Speed-Fueled Cleaning Sprees Hit Wedding at 4 a.m., Neighbors Wake to Pristine Chaos
Residents blame stimulant-fueled productivity for spontaneous deep-clean rituals; bouncer wristbands, empty energy drinks, and a suspiciously aligned spice rack are left as evidence.
Dancefloor Etiquette & Chemical Sociology Reporter

At 4 a.m. in Wedding, when most people are apologizing to their lungs or apologizing to their plants, a different civic service activates: the Speed Cleaning Brigade. Eyewitnesses describe a distinct choreography—rapid light-scrubbing, precise bookshelf erections, and a compulsive alignment of magnets on fridges—that lasts until the sun considers appearing.
“It’s like Camus met a Roomba,” said Leyla, who lives above a döner shop. “One must imagine Sisyphus happy, only now Sisyphus has a feather duster and a loyalty card.” Evidence left behind is telling: club wristbands still on wrists, smashed energy drink cans, and a damp dish towel positioned with military discipline.
Longtime residents and recent arrivals agree on one thing: productivity has been repurposed. For some, speed-fueled cleaning is a virtuous completion of the night’s arc—finish the set, then finish the sink. For others it’s an involuntary public service: you wake, your neighbor’s sofa faces true north, your rug is vacuumed, and you’re left to wonder if your life was rearranged while you slept.
Gentrifiers warn that this is merely lifestyle optimization; parents down the street call it noise with a conscience. A Turkish grandmother from Müllerstraße told us her kitchen was reorganized so that the spices now form a Piet Mondrian homage. She laughed and said she preferred it, though she remains uncertain who now folds her tea towels with such tender aggression.
Neighbors report strange side effects: late-night mopping that morphs into a one-person parade, brooms used like conductors’ batons, and the occasional heartfelt apology scribbled on a Post‑it explaining, in tiny letters, that the cleaner “meant well.” It’s tidy, intrusive, and oddly intimate—like someone finishing what you started but getting to claim the credit.

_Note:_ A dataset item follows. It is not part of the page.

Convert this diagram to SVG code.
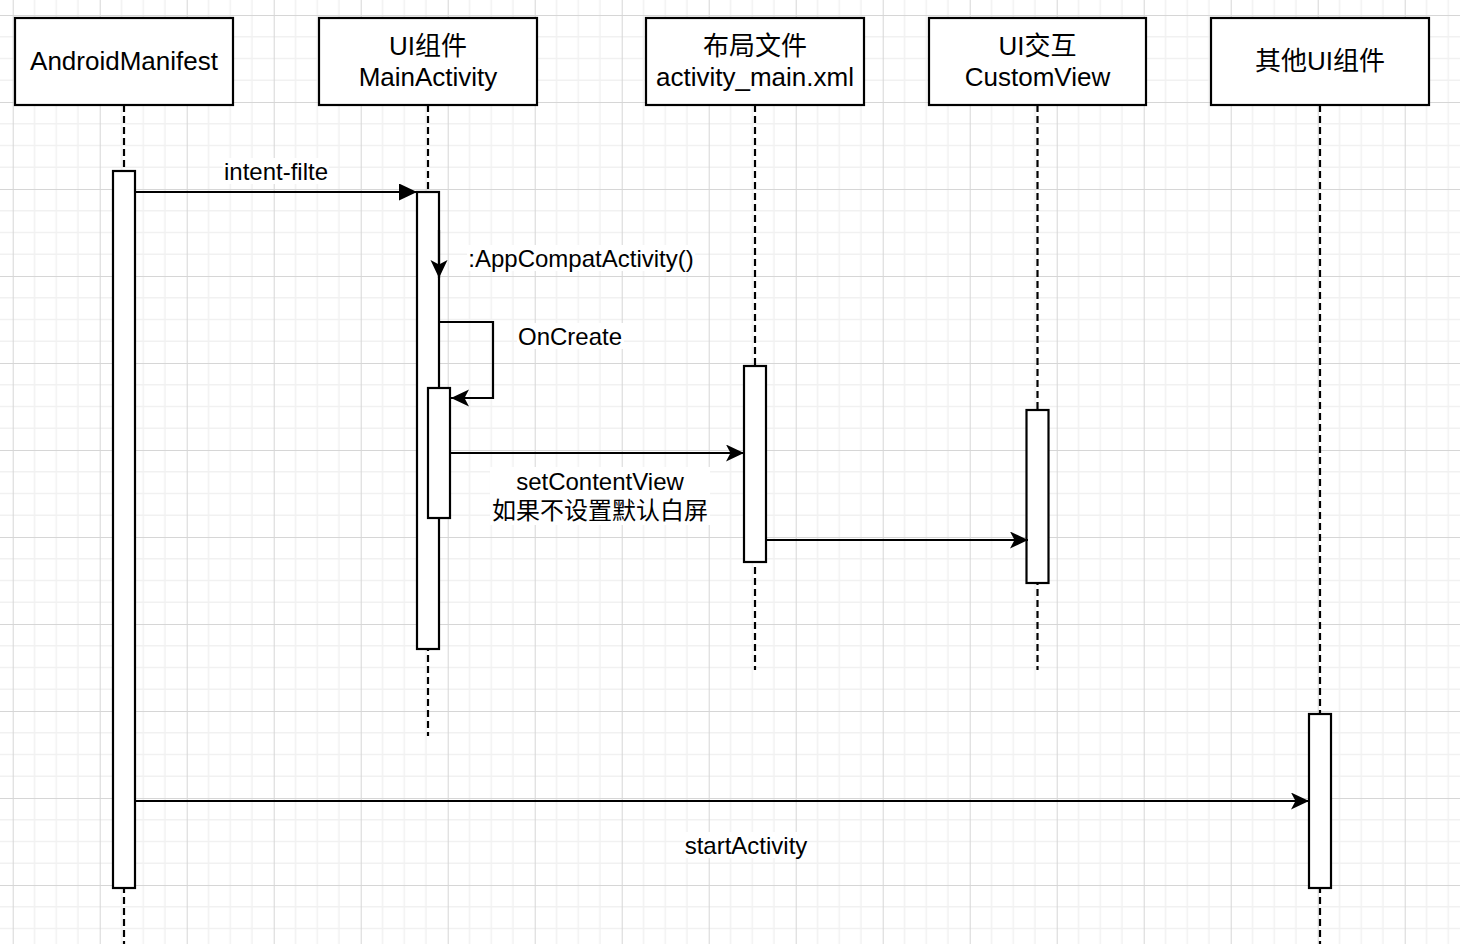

If this phenomenon has a theory, it’s simple: stimulants sharpen focus and shorten moral hesitation. The city’s nocturnal economy has produced a cohort who can stay up until dawn, then slide into tight corners and get a firm grip on the vacuum. They often finish with a satisfying polish and disappear, leaving Wedding to decipher whether it has been helped, violated, or both.
Either way, the floors are spotless. The angel of history—if Walter Benjamin were around—would probably applaud, then light a cigarette and ask for directions back to bed.